Directions:
Your task is to retype, word for word, the lines from the start of the data through the line holding "const band = (bottom". Do not include the pictures.

Data provided:
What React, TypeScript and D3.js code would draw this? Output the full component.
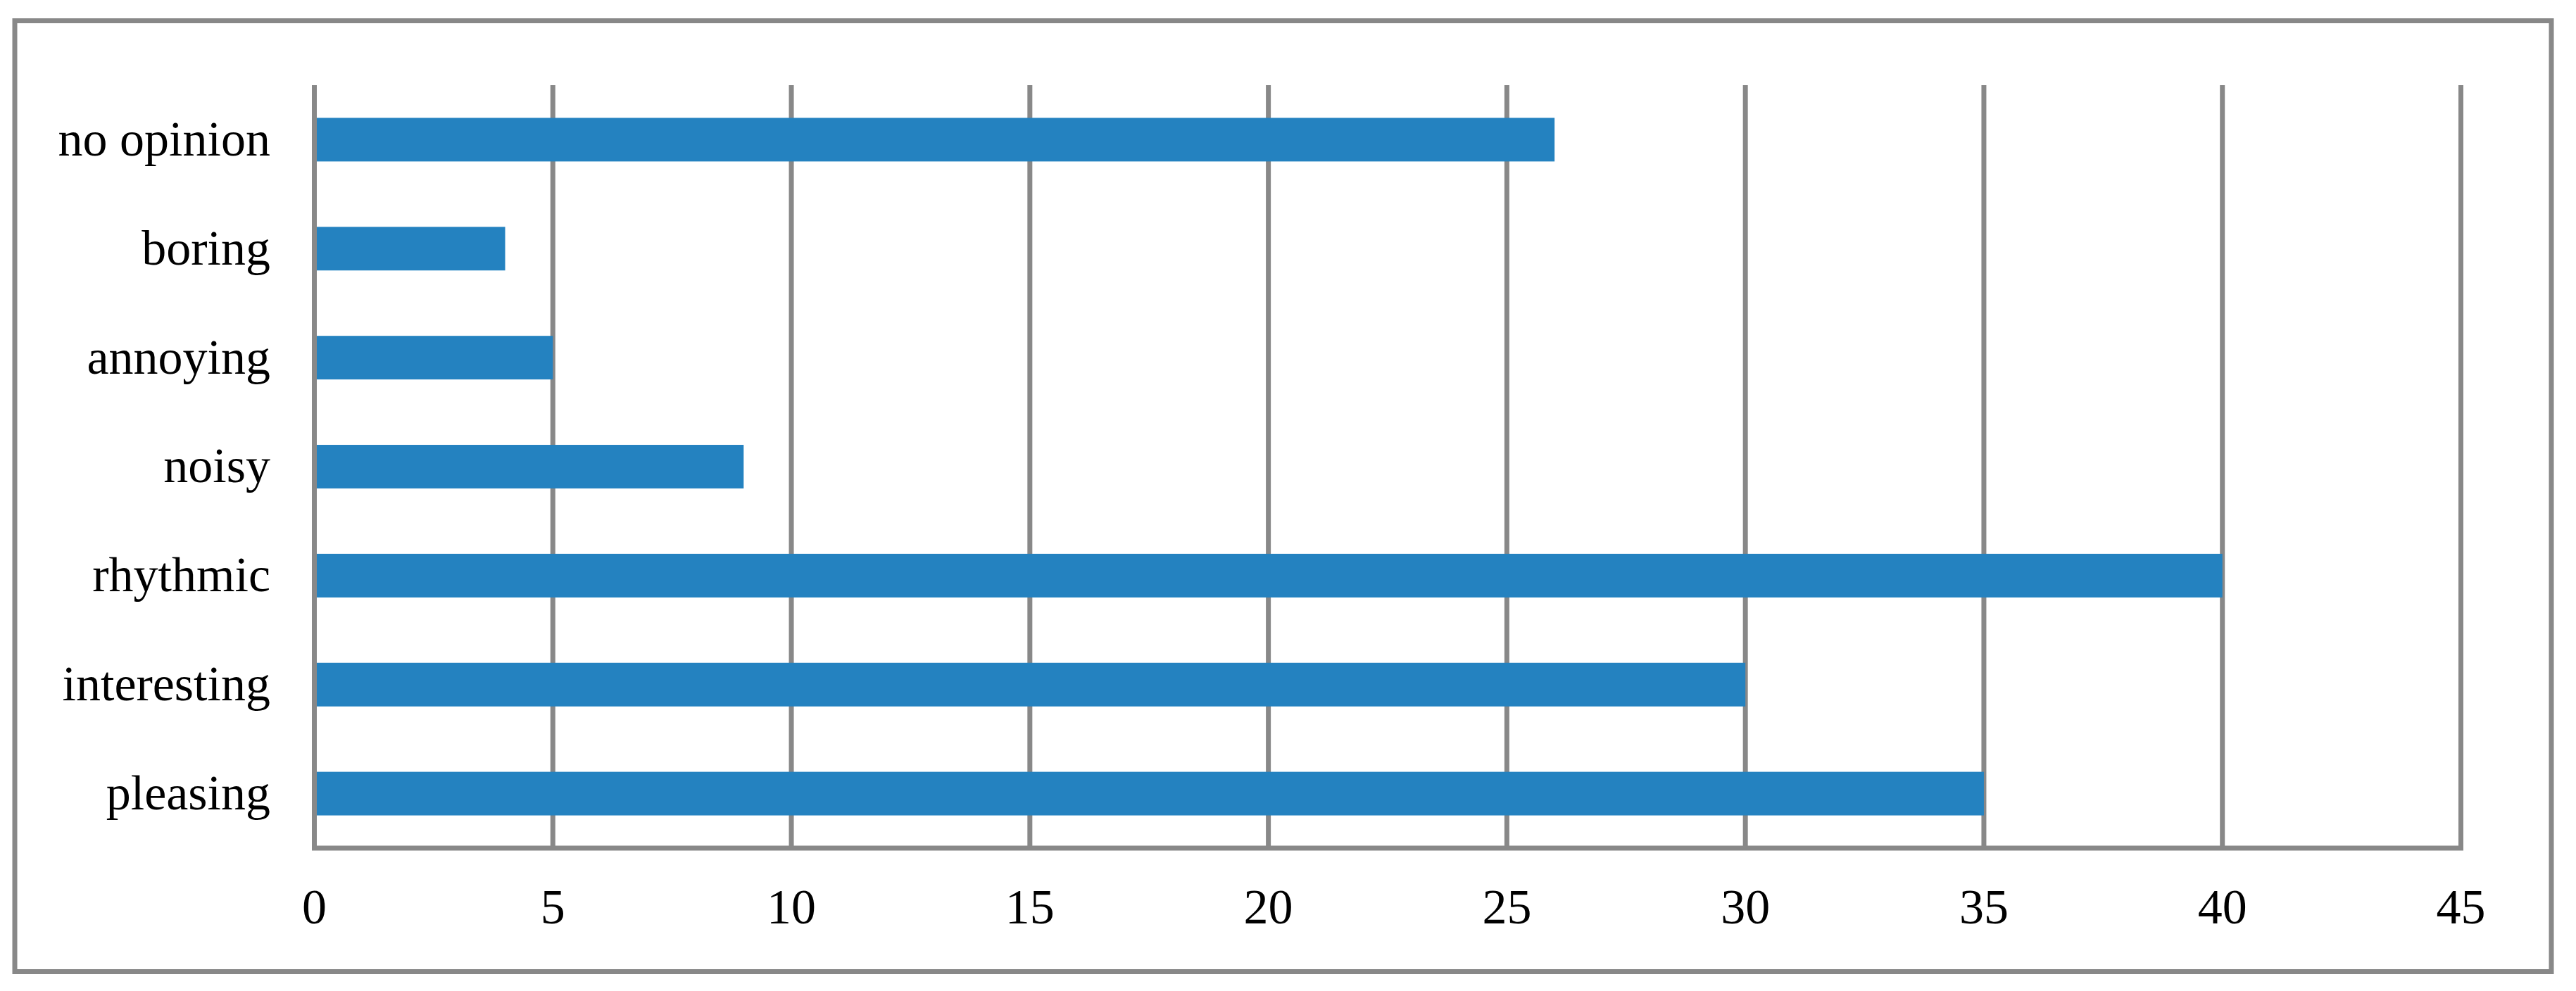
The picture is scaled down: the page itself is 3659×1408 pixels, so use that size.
import React from "react";
import * as d3 from "d3";

const categories = ["no opinion", "boring", "annoying", "noisy", "rhythmic", "interesting", "pleasing"];
const values = [26, 4, 5, 9, 40, 30, 35];
const xTicks = [0, 5, 10, 15, 20, 25, 30, 35, 40, 45];

const W = 3659;
const H = 1408;
const GRID = "#888888";
const BAR = "#2482C0";
const FONT = "'Liberation Serif', 'Times New Roman', serif";

export default function App() {
  const left = 446.5;
  const right = 3495.5;
  const top = 121;
  const bottom = 1205;

  const x = d3.scaleLinear().domain([0, 45]).range([left, right]);
  const y = d3
    .scaleBand<string>()
    .domain(categories)
    .range([top, bottom])
    .paddingInner(0.6)
    .paddingOuter(0.3);

  const band = (bottom - top) / categories.length;

  return (
    <svg
      width={W}
      height={H}
      style={{ position: "absolute", left: 0, top: 0, background: "#fff" }}
      fontFamily={FONT}
    >
      <rect x={0} y={0} width={W} height={H} fill="#fff" />
      <rect
        x={21}
        y={29.5}
        width={3624 - 21}
        height={1380.5 - 29.5}
        fill="none"
        stroke={GRID}
        strokeWidth={7}
      />
      {xTicks.map((t) => (
        <line
          key={"g" + t}
          x1={x(t)}
          x2={x(t)}
          y1={top}
          y2={bottom}
          stroke={GRID}
          strokeWidth={7}
        />
      ))}
      <line x1={left - 3.5} x2={right + 3.5} y1={bottom} y2={bottom} stroke={GRID} strokeWidth={7} />
      {categories.map((c, i) => (
        <rect
          key={"b" + c}
          x={x(0) + 3.5}
          y={y(c)}
          width={x(values[i]) - x(0) - 3.5}
          height={y.bandwidth()}
          fill={BAR}
        />
      ))}
      {categories.map((c, i) => (
        <text
          key={"l" + c}
          x={384}
          y={top + band * (i + 0.5)}
          dy="0.32em"
          textAnchor="end"
          fontSize={70}
          fill="#000"
        >
          {c}
        </text>
      ))}
      {xTicks.map((t) => (
        <text
          key={"t" + t}
          x={x(t)}
          y={1312}
          textAnchor="middle"
          fontSize={70}
          fill="#000"
        >
          {t}
        </text>
      ))}
    </svg>
  );
}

Exercise solution:
What React, TypeScript and D3.js code would draw this? Output the full component.
The picture is scaled down: the page itself is 3659×1408 pixels, so use that size.
import React from "react";
import * as d3 from "d3";

const categories = ["no opinion", "boring", "annoying", "noisy", "rhythmic", "interesting", "pleasing"];
const values = [26, 4, 5, 9, 40, 30, 35];
const xTicks = [0, 5, 10, 15, 20, 25, 30, 35, 40, 45];

const W = 3659;
const H = 1408;
const GRID = "#888888";
const BAR = "#2482C0";
const FONT = "'Liberation Serif', 'Times New Roman', serif";

export default function App() {
  const left = 446.5;
  const right = 3495.5;
  const top = 121;
  const bottom = 1205;

  const x = d3.scaleLinear().domain([0, 45]).range([left, right]);
  const y = d3
    .scaleBand<string>()
    .domain(categories)
    .range([top, bottom])
    .paddingInner(0.6)
    .paddingOuter(0.3);

  const band = (bottom - top) / categories.length;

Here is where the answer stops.